Seit 43 Jahren leitet Apothekerin Gudrun Kindermann-Koll die Hirsch-Apotheke im niedersächsischen Wustrow. Die inzwischen 78-jährige Inhaberin will nun in den Ruhestand gehen – doch einen Nachfolger für die Landapotheke hat sie noch nicht gefunden.
Vor etwa drei Jahren begann Kindermann-Koll mit der Nachfolgersuche. Interessenten für die Offizin, die vor etwa 200 Jahren gegründet wurde, gab es auch. „Doch sie sind alle abgesprungen: Der Umsatz erschien den Interessenten nicht ausreichend, obwohl meine Familie und ich gut davon gelebt haben“, so die Apothekerin. Sie habe einen Jahresumsatz von etwas mehr als einer Million Euro.
Zudem beschäftigt sie eine PTA, einen PKA und eine Putzfrau. Allerdings kann sich Kindermann-Koll keinen zweiten Approbierten leisten. Darüber hinaus ist die Hirsch-Apotheke nicht barrierefrei – vor der Tür gibt es zwei Stufen. Unter Kindermann-Koll hatte die Offizin Bestandsschutz.
Die Hirsch-Apotheke versorge fast ausschließlich Stammkunden, sagt die Inhaberin. Der Ort hat knapp 3000 Einwohner. Er liegt zwischen Lüchow und Salzwedel; beide Städte sind etwa zehn Kilometer entfernt. „Wer in der Stadt zum Arzt geht, löst sein Rezept natürlich manchmal gleich dort ein.“
In Wustrow gibt es zwei Allgemeinärzte. Einer habe erst vor kurzem einen Nachfolger gefunden: „Der Arzt hat familiäre Beziehungen ins Wendland und ist daher zurückgekommen.“ Die ländliche Gegend sei für viele ein Urlaubsziel. In Wustrow gibt es einen Reiterhof und Tennisanlagen. Außerdem hat der Ort einen Supermarkt, eine Grundschule und eine Post. „Für eine junge Familie ist die Region optimal.“ Eine Wohnung im Haus neben der Apotheke könne sie ihrem Nachfolger ebenfalls vermieten.

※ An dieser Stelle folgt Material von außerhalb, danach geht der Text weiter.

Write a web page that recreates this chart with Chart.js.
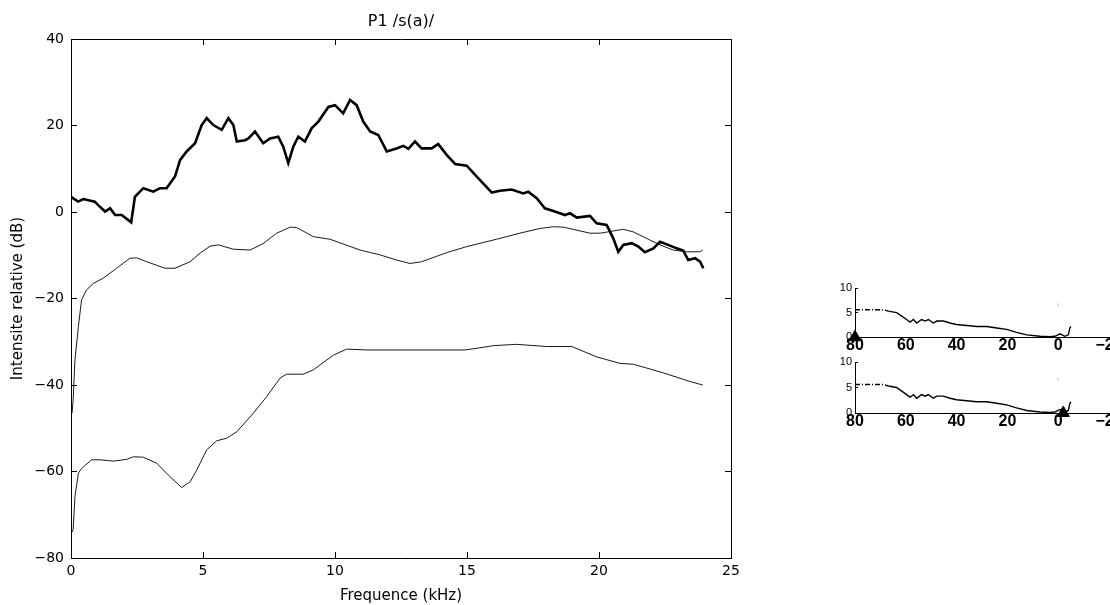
<!DOCTYPE html>
<html>
<head>
<meta charset="utf-8">
<script src="https://cdn.jsdelivr.net/npm/chart.js@4.4.1/dist/chart.umd.min.js"></script>
<style>
  html, body { margin: 0; padding: 0; background: #fff; }
  body { width: 1110px; height: 605px; position: relative; overflow: hidden; }
  canvas { position: absolute; }
</style>
</head>
<body>
<canvas id="mainChart" width="760" height="605" style="left:0;top:0"></canvas>
<canvas id="smallTop" width="320" height="90" style="left:820px;top:270px"></canvas>
<canvas id="smallBottom" width="320" height="90" style="left:820px;top:345px"></canvas>
<script>
"use strict";

// main plot: spectrum (thick), upper thin curve, lower thin curve
const spectrumFreq = [0.0, 0.27, 0.47, 0.9, 1.1, 1.29, 1.48, 1.67, 1.92, 2.28, 2.42, 2.74, 3.12, 3.37, 3.62, 3.94, 4.13, 4.38, 4.7, 4.95,
    5.14, 5.39, 5.71, 5.96, 6.15, 6.28, 6.59, 6.72, 6.97, 7.28, 7.54, 7.85, 8.04, 8.23, 8.42, 8.61, 8.86, 9.12, 9.37, 9.75,
    10.0, 10.31, 10.57, 10.82, 11.07, 11.33, 11.64, 11.96, 12.33, 12.59, 12.78, 13.03, 13.28, 13.66, 13.91, 14.23, 14.55, 14.99, 15.37, 15.94,
    16.25, 16.69, 17.13, 17.32, 17.64, 17.95, 18.33, 18.71, 18.9, 19.16, 19.66, 19.91, 20.29, 20.42, 20.54, 20.73, 20.92, 21.24, 21.49, 21.74,
    22.06, 22.31, 22.62, 22.94, 23.19, 23.38, 23.64, 23.83, 23.95];
const spectrumDb = [3.5, 2.4, 3.0, 2.4, 1.2, 0.1, 0.85, -0.7, -0.7, -2.4, 3.5, 5.5, 4.7, 5.5, 5.5, 8.2, 12.0, 14.0, 15.9, 20.1,
    21.7, 20.1, 19.0, 21.7, 20.1, 16.3, 16.6, 17.0, 18.6, 15.9, 17.0, 17.4, 15.1, 11.3, 15.1, 17.4, 16.3, 19.4, 20.9, 24.3,
    24.7, 22.8, 25.9, 24.7, 20.9, 18.6, 17.8, 14.0, 14.7, 15.3, 14.6, 16.3, 14.7, 14.7, 15.7, 13.2, 11.1, 10.7, 8.2, 4.5,
    4.9, 5.2, 4.3, 4.7, 3.2, 0.85, 0.1, -0.7, -0.3, -1.3, -0.9, -2.6, -3.0, -4.6, -6.1, -9.2, -7.6, -7.2, -8.0, -9.3,
    -8.4, -6.9, -7.6, -8.4, -8.9, -11.1, -10.7, -11.5, -13.0];

const upperFreq = [0.04, 0.08, 0.15, 0.28, 0.4, 0.59, 0.85, 1.22, 1.73, 2.23, 2.49, 2.87, 3.56, 3.94, 4.51, 4.89, 5.27, 5.58, 6.15, 6.78,
    7.28, 7.79, 8.3, 8.55, 9.18, 9.81, 10.95, 11.7, 12.33, 12.84, 13.28, 14.23, 14.99, 16.12, 17.0, 17.77, 18.27, 18.65, 19.66, 20.04,
    20.92, 21.3, 21.8, 22.31, 22.81, 23.32, 23.83, 23.93];
const upperDb = [-46.5, -43.5, -34.2, -26.5, -20.3, -18.0, -16.5, -15.3, -13.0, -10.7, -10.6, -11.5, -13.0, -13.0, -11.5, -9.5, -7.9, -7.6, -8.6, -8.8,
    -7.3, -4.9, -3.5, -3.6, -5.7, -6.3, -8.8, -9.9, -11.1, -11.9, -11.5, -9.4, -8.0, -6.3, -4.9, -3.8, -3.4, -3.5, -4.9, -4.9,
    -4.0, -4.6, -6.1, -7.6, -8.8, -9.2, -9.2, -8.8];

const lowerFreq = [0.04, 0.08, 0.15, 0.28, 0.4, 0.78, 1.1, 1.6, 2.11, 2.36, 2.74, 3.25, 3.75, 4.19, 4.51, 4.76, 5.14, 5.52, 5.9, 6.28,
    6.91, 7.41, 7.92, 8.17, 8.8, 9.18, 9.94, 10.44, 11.2, 12.46, 14.92, 15.49, 16.0, 16.88, 18.02, 18.97, 19.91, 20.8, 21.3, 22.44,
    23.45, 23.93];
const lowerDb = [-74.0, -73.5, -65.8, -60.4, -59.3, -57.3, -57.3, -57.6, -57.2, -56.6, -56.7, -58.1, -61.2, -63.7, -62.4, -59.7, -55.0, -52.9, -52.3, -50.8,
    -46.5, -42.7, -38.4, -37.5, -37.5, -36.5, -33.1, -31.7, -31.9, -31.9, -31.9, -31.4, -30.9, -30.6, -31.1, -31.1, -33.5, -35.0, -35.2, -37.2,
    -39.2, -40.0];

// small plots on the right (same trace, marker at a different position)
const trackPos = [80, 68.8, 66.9, 63.6, 61.6, 59.7, 58.3, 57.0, 55.7, 53.8, 52.4, 51.1, 49.2, 47.8, 45.2, 42.6, 40.0, 36.0, 32.1, 28.2,
    24.2, 20.3, 16.4, 12.4, 7.2, 3.3, 1.3, -0.7, -2.6, -4.0, -4.6, -5.0];
const trackVal = [5.6, 5.6, 5.3, 5.0, 4.3, 3.6, 3.1, 3.6, 2.9, 3.6, 3.3, 3.6, 2.9, 3.3, 3.3, 2.9, 2.6, 2.4, 2.2, 2.2,
    1.9, 1.6, 1.0, 0.5, 0.2, 0.1, 0.2, 0.7, 0.2, 0.5, 1.9, 2.2];
const dashEndPos = 68.8;
const markerTopPos = [80];
const markerBottomPos = [-2];
const markerVal = [0];
const tickMarkPos = [0, 0];
const tickMarkVal = [6.3, 6.9];

const mainXTicks = [0, 25, 5];
const mainYTicks = [-80, 40, 20];
const smallXTicks = [-20, 80, 20];
const smallYTicks = [0, 10, 5];

function toPoints(xs, ys) {
    return xs.map((x, i) => ({ x: x, y: ys[i] }));
}

const withMinus = v => String(v).replace('-', '\u2212');

Chart.defaults.font.family = '"DejaVu Sans", sans-serif';
Chart.defaults.color = '#000';
Chart.defaults.animation = false;
Chart.defaults.plugins.legend.display = false;
Chart.defaults.plugins.tooltip.enabled = false;

const frameGrid = { drawOnChartArea: false, drawTicks: true, tickLength: -6, color: '#000', lineWidth: 1 };
const frameBorder = { display: true, color: '#000', width: 1 };

new Chart(document.getElementById('mainChart'), {
    type: 'line',
    data: {
        datasets: [
            { data: toPoints(spectrumFreq, spectrumDb), borderColor: '#000', borderWidth: 2.6 },
            { data: toPoints(upperFreq, upperDb), borderColor: '#1a1a1a', borderWidth: 1 },
            { data: toPoints(lowerFreq, lowerDb), borderColor: '#1a1a1a', borderWidth: 1 }
        ]
    },
    options: {
        responsive: false,
        elements: { point: { radius: 0 }, line: { tension: 0 } },
        layout: { padding: { left: 0, right: 29, top: 0, bottom: 0 } },
        scales: {
            x: {
                type: 'linear', position: 'bottom',
                min: mainXTicks[0], max: mainXTicks[1],
                ticks: { stepSize: mainXTicks[2], font: { size: 14 }, padding: 11, maxRotation: 0 },
                grid: frameGrid, border: frameBorder,
                title: { display: true, text: 'Frequence (kHz)', font: { size: 15 }, padding: { top: 0, bottom: 0 } },
                afterFit: s => { s.height = 47; }
            },
            // top axis carries the plot title so it is centred over the frame
            x2: {
                type: 'linear', position: 'top',
                min: mainXTicks[0], max: mainXTicks[1],
                ticks: { stepSize: mainXTicks[2], display: false },
                grid: frameGrid, border: frameBorder,
                title: { display: true, text: 'P1 /s(a)/', font: { size: 16 }, padding: { top: 12, bottom: 0 } },
                afterFit: s => { s.height = 39; }
            },
            y: {
                type: 'linear', position: 'left',
                min: mainYTicks[0], max: mainYTicks[1],
                ticks: { stepSize: mainYTicks[2], font: { size: 14 }, padding: 13, callback: withMinus },
                grid: frameGrid, border: frameBorder,
                title: { display: true, text: 'Intensite relative (dB)', font: { size: 15 }, padding: { top: 9, bottom: 0 } },
                afterFit: s => { s.width = 71; }
            },
            y2: {
                type: 'linear', position: 'right',
                min: mainYTicks[0], max: mainYTicks[1],
                ticks: { stepSize: mainYTicks[2], display: false },
                grid: frameGrid, border: frameBorder,
                afterFit: s => { s.width = 0; }
            }
        }
    }
});

function smallChart(canvasId, markerPos, topPad, axisHeight) {
    new Chart(document.getElementById(canvasId), {
        type: 'line',
        data: {
            datasets: [
                {
                    data: toPoints(trackPos, trackVal), borderColor: '#000', borderWidth: 1.4,
                    segment: { borderDash: ctx => ctx.p0.parsed.x > dashEndPos - 0.1 ? [5, 2, 1, 2] : undefined }
                },
                {
                    data: toPoints(tickMarkPos, tickMarkVal), borderColor: '#bbb', borderWidth: 1
                },
                {
                    data: toPoints(markerPos, markerVal), showLine: false, clip: false,
                    pointStyle: 'triangle', pointRadius: 7, backgroundColor: '#000', borderColor: '#000', borderWidth: 1
                }
            ]
        },
        options: {
            responsive: false,
            elements: { point: { radius: 0 }, line: { tension: 0 } },
            layout: { padding: { left: 0, right: 31, top: topPad, bottom: 0 } },
            scales: {
                x: {
                    type: 'linear', position: 'bottom', reverse: true,
                    min: smallXTicks[0], max: smallXTicks[1],
                    ticks: {
                        stepSize: smallXTicks[2], padding: -1, maxRotation: 0, callback: withMinus,
                        font: { family: '"Liberation Sans", sans-serif', size: 16, weight: 'bold' }
                    },
                    grid: { drawOnChartArea: false, drawTicks: false },
                    border: { display: true, color: '#000', width: 1 },
                    afterFit: s => { s.height = axisHeight; }
                },
                y: {
                    type: 'linear', position: 'left',
                    min: smallYTicks[0], max: smallYTicks[1],
                    ticks: { stepSize: smallYTicks[2], font: { family: '"Liberation Sans", sans-serif', size: 11 }, padding: 6 },
                    grid: { drawOnChartArea: false, drawTicks: true, tickLength: -3, color: '#000' },
                    border: { display: true, color: '#000', width: 1 },
                    afterFit: s => { s.width = 35; }
                }
            }
        }
    });
}

smallChart('smallTop', markerTopPos, 18, 22.7);
smallChart('smallBottom', markerBottomPos, 17, 22);
</script>
</body>
</html>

Kindermann-Koll ist vor 43 Jahren aus Westfalen ins Wendland gezogen. Als alleinerziehende Mutter von zwei Kindern habe man ihr von der Selbstständigkeit als Apothekeninhaberin abgeraten: „‘Damit wären Sie überfordert‘, hieß es“, erzählt sie. Peter Waldmann, ihr Vorgänger, hat ihr die Hirsch-Apotheke übergeben, die zuvor in Familienbesitz gewesen war. „Es ging alles ganz schnell: Im August 1973 hatte ich mir die Apotheke angesehen, Mitte Oktober habe ich sie geführt“, erinnert sich Kindermann-Koll. „Wer weiß, vielleicht geht es ja nun wieder so schnell.“
Sollte sich kein Nachfolger finden lassen, plant die Inhaberin, die Apotheke zum 31. März zu schließen. „Bis dahin werde ich suchen“, betont sie. Ihre Stammkunden seien der Grund, warum sie noch nicht in den Ruhestand gegangen sei. „Ich möchte die Stadt nicht ohne Apotheke lassen.“ Nach der Übergabe – oder der Schließung – der Hirsch-Apotheke will Kindermann-Koll in Wustrow wohnen bleiben.